Like you said, there are lots of ways of doing this. It’s really a question of what build system you’re using, how your code is organized, and how you want to organize your code.
Use a library
This is your last suggestion: Make a greeting
library and link both main and unittests targets to it.
This is the cleanest solution:
- It makes it obvious what you’re doing and it should work well with any build system or IDE out there.
- Having the application and test suite share the same library ensures that you’re testing production-ready code (instead of, for example, accidentally using different compiler options for application versus test suite and failing to catch problems).
- Putting your unit testable code in a library can help encourage good design (by keeping you from slipping dependencies on UI code or other non-unit-testable code into your library).

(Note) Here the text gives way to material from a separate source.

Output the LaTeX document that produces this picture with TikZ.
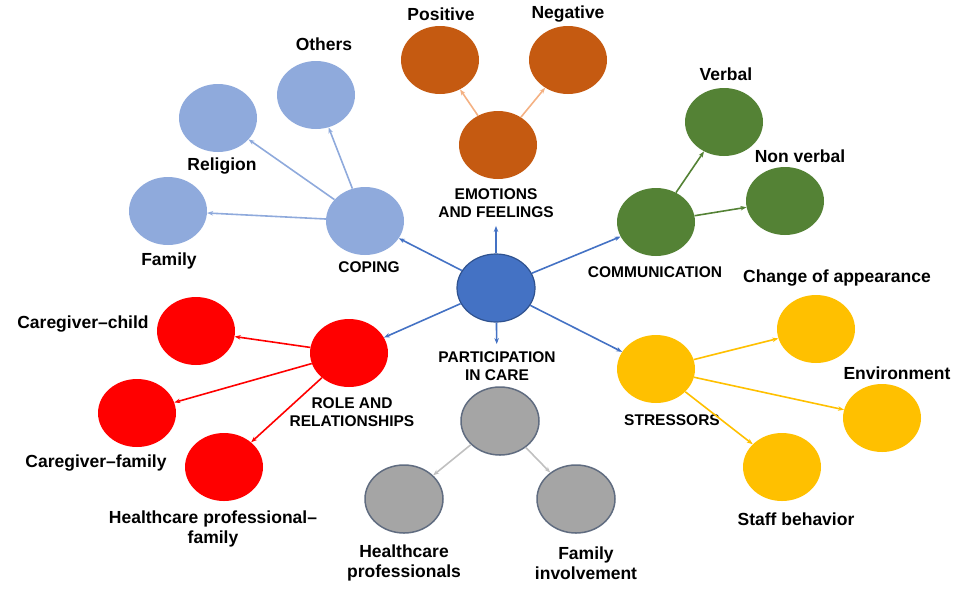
\documentclass[tikz,border=0pt]{standalone}
\usepackage{fontspec}
\setmainfont{Liberation Sans}
\usetikzlibrary{shapes.geometric}
\usetikzlibrary{arrows,arrows.meta}
\definecolor{hub}{RGB}{68,114,196}
\definecolor{hubline}{RGB}{47,82,143}
\definecolor{coping}{RGB}{143,170,220}
\definecolor{emotion}{RGB}{197,90,17}
\definecolor{emotion-arrow}{RGB}{244,177,131}
\definecolor{talk}{RGB}{84,130,53}
\definecolor{stress}{RGB}{255,192,0}
\definecolor{role}{RGB}{255,0,0}
\definecolor{care}{RGB}{165,165,165}
\definecolor{careline}{RGB}{96,108,128}
\colorlet{care-arrow}{care!70}

\tikzset{
  topic/.style={ellipse, minimum width=78, minimum height=68, inner sep=0pt},
  lbl/.style={font=\fontsize{17.5}{20}\selectfont\bfseries, align=center, inner sep=0pt},
  caplbl/.style={font=\fontsize{15.5}{18.5}\selectfont\bfseries, align=center, inner sep=0pt},
  link/.style={line width=1.6, -{Stealth[length=6pt,width=4.5pt]}},
}

\begin{document}
\begin{tikzpicture}[x=1pt, y=-1pt]

    \useasboundingbox (0,0) rectangle (955,598);

    % center and the six themes
    \node[topic, fill=hub, draw=hubline, line width=1.2] (center) at (496,288) {};
    \node[topic, fill=coping] (coping) at (365,221) {};
    \node[topic, fill=emotion] (emo) at (498,145) {};
    \node[topic, fill=talk] (comm) at (656,222) {};
    \node[topic, fill=stress] (stress) at (656,369) {};
    \node[topic, fill=role] (roles) at (349,353) {};
    \node[topic, fill=care, draw=careline, line width=1.5] (partic) at (500,421) {};

    % subthemes
    \node[topic, fill=coping] (others) at (316,95) {};
    \node[topic, fill=coping] (religion) at (218,118) {};
    \node[topic, fill=coping] (family) at (168,211) {};

    \node[topic, fill=emotion] (positive) at (440,60) {};
    \node[topic, fill=emotion] (negative) at (568,60) {};

    \node[topic, fill=talk] (verbal) at (724,122) {};
    \node[topic, fill=talk] (nonverbal) at (785,201) {};

    \node[topic, fill=stress] (appear) at (816,329) {};
    \node[topic, fill=stress] (environ) at (882,418) {};
    \node[topic, fill=stress] (staff) at (782,467) {};

    \node[topic, fill=role] (cgchild) at (196,331) {};
    \node[topic, fill=role] (cgfamily) at (137,413) {};
    \node[topic, fill=role] (hpfamily) at (224,467) {};

    \node[topic, fill=care, draw=careline, line width=1.5] (hprof) at (404,499) {};
    \node[topic, fill=care, draw=careline, line width=1.5] (faminv) at (576,499) {};

    % labels
    \node[caplbl] (lcoping) at (369,267) {COPING};
    \node[caplbl] (lemo) at (496,203) {EMOTIONS\\AND FEELINGS};
    \node[caplbl] (lcomm) at (655,272) {COMMUNICATION};
    \node[caplbl] (lstress) at (672,420) {STRESSORS};
    \node[caplbl] (lroles) at (352,412) {ROLE AND\\RELATIONSHIPS};
    \node[caplbl] (lpartic) at (497,366) {PARTICIPATION\\IN CARE};

    \node[lbl] (lothers) at (324,44) {Others};
    \node[lbl] (lreligion) at (222,166) {Religion};
    \node[lbl] (lfamily) at (169,261) {Family};
    \node[lbl] (lpositive) at (441,14) {Positive};
    \node[lbl] (lnegative) at (568,14) {Negative};
    \node[lbl] (lverbal) at (726,74) {Verbal};
    \node[lbl] (lnonverbal) at (800,156) {Non verbal};
    \node[lbl] (lappear) at (837,278) {Change of appearance};
    \node[lbl] (lenviron) at (897,373) {Environment};
    \node[lbl] (lstaff) at (796,519) {Staff behavior};
    \node[lbl] (lcgchild) at (83,324) {Caregiver--child};
    \node[lbl] (lcgfamily) at (96,463) {Caregiver--family};
    \node[lbl] (lhpfamily) at (213,529) {Healthcare professional--\\family};
    \node[lbl] (lhprof) at (404,563) {Healthcare\\professionals};
    \node[lbl] (lfaminv) at (586,563) {Family\\involvement};

    % arrows from the center
    \draw[link, hub] (center) -- (coping);
    \draw[link, hub, shorten >=8pt] (center) -- (lemo);
    \draw[link, hub] (center) -- (comm);
    \draw[link, hub] (center) -- (roles);
    \draw[link, hub, shorten >=7pt] (center) -- (lpartic);
    \draw[link, hub] (center) -- (stress);

    % arrows to the subthemes
    \draw[link, coping] (coping) -- (others);
    \draw[link, coping] (coping) -- (religion);
    \draw[link, coping] (coping) -- (family);

    \draw[link, emotion-arrow] (emo) -- (positive);
    \draw[link, emotion-arrow] (emo) -- (negative);

    \draw[link, talk] (comm) -- (verbal);
    \draw[link, talk] (comm) -- (nonverbal);

    \draw[link, stress] (stress) -- (appear);
    \draw[link, stress] (stress) -- (environ);
    \draw[link, stress] (stress) -- (staff);

    \draw[link, role] (roles) -- (cgchild);
    \draw[link, role] (roles) -- (cgfamily);
    \draw[link, role] (roles) -- (hpfamily);

    \draw[link, care-arrow] (partic) -- (hprof);
    \draw[link, care-arrow] (partic) -- (faminv);

\end{tikzpicture}
\end{document}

On the other hand, it may be more hassle to set up initially, or your project design may make it hard to cleanly split into libraries.
Share the object files
Your first three suggestions are variations on this. Some build systems make this easy. For example, the following Makefile would work:
%.o: %.cpp
$(CXX) -c $<
main_program: greet.o main.o
$(CXX) -o $@ $+
unit_tests: greet.o testgreet.o
$(CXX) -o $@ $+
If you’re using something like Make, this should be very easy to set up and get going. (Simply for the sake of organizing your source files, you may want to put the test sources in a separate directory, as you mentioned.)
Other build systems make this harder. For example, using IDE-managed project files and configuring the two IDE projects to share an output directory, so they happen to see each other’s output, should work, but it’s a bit hackish, and it can invite problems if one project’s settings diverge at all from the other (since a project build may think that an object file is suitable for its own use, even if it was built using incompatible settings by the other project).
A suite of unit tests is just a project depending on the tested code.
Given a project that reaches a certain, not-really-that-big size, the need arises to arrange the code on a number of separate modules (a.k.a. libraries). It seems to me the most straightforward approach to have a testing project for each of those modules, and so I do in practice. In this way, changes in the implementation of a class require the affected module to be rebuild, and no more; the related test project is only needed to be linked again, and then rerun.
It’s possible for a test suite to grow in excess, and this fact probably hints to the very same problem in its corresponding module. If that’s the case, further subdivision shows necessary.
Some testing frameworks allow you to organise tests into categories, so use this and then set the main tests to be run on every commit, and all to be run on a nightly build that builds and tests everything.
Some others have you create unit test projects – create 2 sets, one with a minimal set of tests included.
Boost::Test allows you to run test suites by name.
So it all depends which test framework you use, but my answer is still basically: run some regularly, the full suite less regularly.